To many longtime Porsche fans, the death of Hans Mezger is a very sad moment indeed. But in a world awash with new money lapping up Porsche products as quickly as they are produced, Mezger is something of an enigma. Just who is this man?
Born in 1929 in Ottmarsheim, a small village near Ludwigsburg, a suburb of Stuttgart and the heartland of German automotive manufacturing (Mercedes-Benz, Bosch and Porsche are located nearby), Hans Mezger is the legend behind Porsche’s many racing successes.
Mezger helped lead the company’s racing exploits for three decades, having been inspired by a Porsche 356 he had used in his youth. This very car motivated him to apply at Porsche in 1956. Armed with a Mechanical Engineering degree from Stuttgart, Mezger initially joined the firm’s Calculation Department. Thanks to him, Porsche has been the single most successful car manufacturer to compete at the 24 Hours of Le Mans, boasting 19 overall victories in the top category (not to mention numerous class wins in the famed event). Mezger played a crucial part in 16 of these wins.
Mezger’s first big break came with the development of the Type 917, which utilized a tubular space-frame chassis that weighed only 42kg and was permanently pressurized with gas to detect leaks in the welded tubular super structure. The flat-12 normally aspirated air-cooled engine was also a Mezger creation. This car gave Porsche its first overall wins at Le Mans in 1970 and 1971, as well as massive success in CanAm racing in North America.
It would be a decade later, in 1981, when Hans Mezger spearheaded the most ambitious and memorable project in his life with Porsche: partnering with a little-known outfit from the UK headed by Ron Dennis, who was looking for an engine supplier for his McLaren Formula 1 team. Porsche was chosen by McLaren, and Mezger sprung into action: He developed a 1.5-liter turbocharged V6 engine with an 80° bank to keep the center of gravity low, producing 1,000hp. Niki Lauda won the F1 championship in 1984 with the McLaren-Porsche combo, and Alain Prost seized a pair of titles with the same tandem in 1985 and 1986. The engine, dubbed the TAG Turbo, would win a total of 25 races, plus two Formula 1 constructors’ championships. It was a huge leap for both Mezger personally and Porsche corporately.
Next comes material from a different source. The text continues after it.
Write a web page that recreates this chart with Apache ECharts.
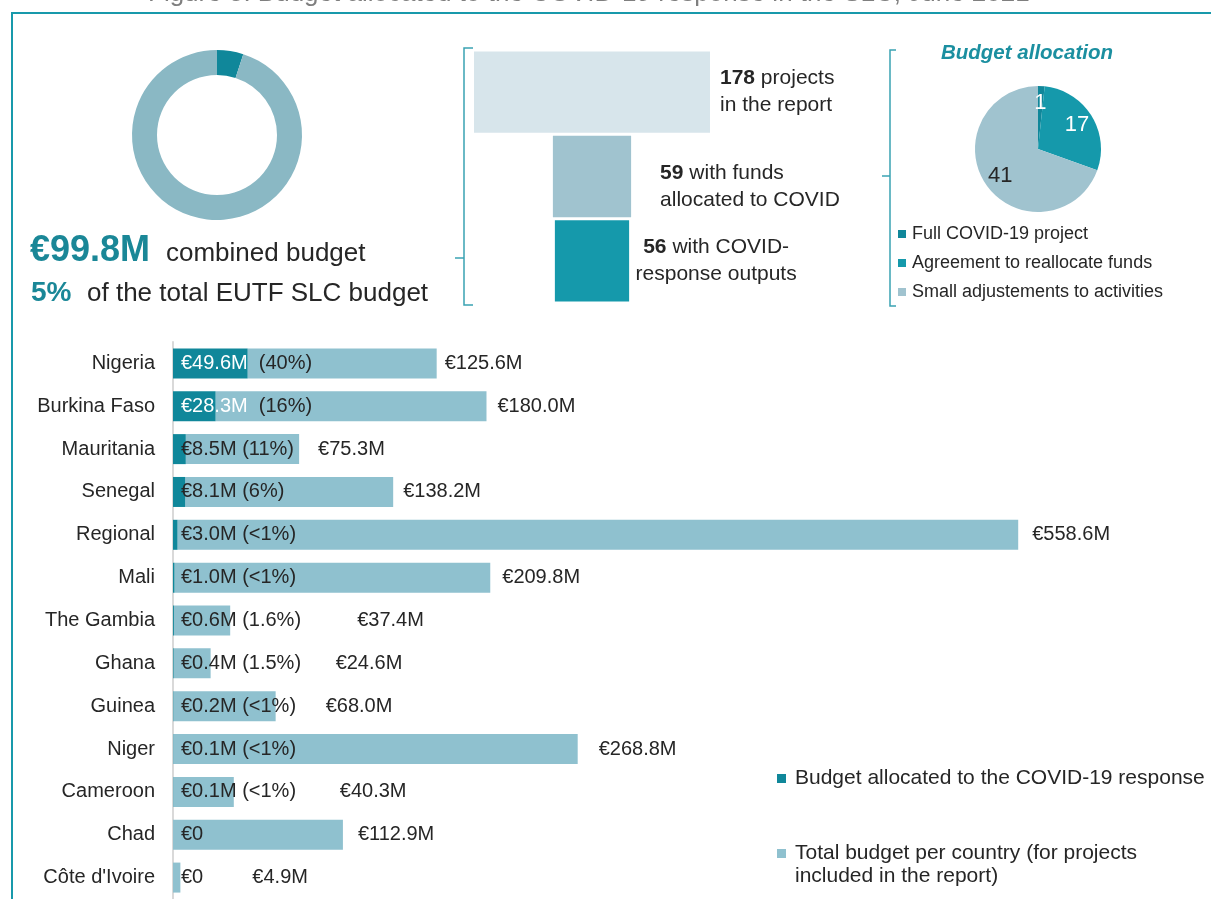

Knowledge gleaned from Formula 1 helped Porsche pioneer the widespread use of turbochargers in production cars, and production-based race cars for the future. In 1996, Porsche introduced the 911 GT1, featuring the front section of a 993-generation sports car, but with the rear directly linked to the older 956/962 Le Mans prototype race cars. It was the last Le Mans Group C sports car which Mezger also played an important role in developing. The GT1 would eventually win Le Mans in 1998, Porsche’s 16th overall victory at the time.
Mezger’s work would also later be used as a foundation for high-performance street versions of the 911, including the Turbo, the Turbo S, the GT3/GT2 and the RS.
Mezger’s real expertise was in engine development. Aside from the venerable flat-six engine he had designed for the Type 901 back in 1963, Mezger also helped design a then-new four-cylinder motor for Harley-Davidson, a nod to Mezger’s riding past with a Lambretta that he used daily to go to university. He was also involved in various lesser-known racing engine projects outsourced to Porsche—from Group B rallying to IndyCar racing. And early on in his days at Porsche, he developed a complex formula for calculating valve lift and cam duration without the aid of computers.
The automotive world mourns the passing of Hans Mezger, a real legend and a real car guy. He will be deeply missed by all.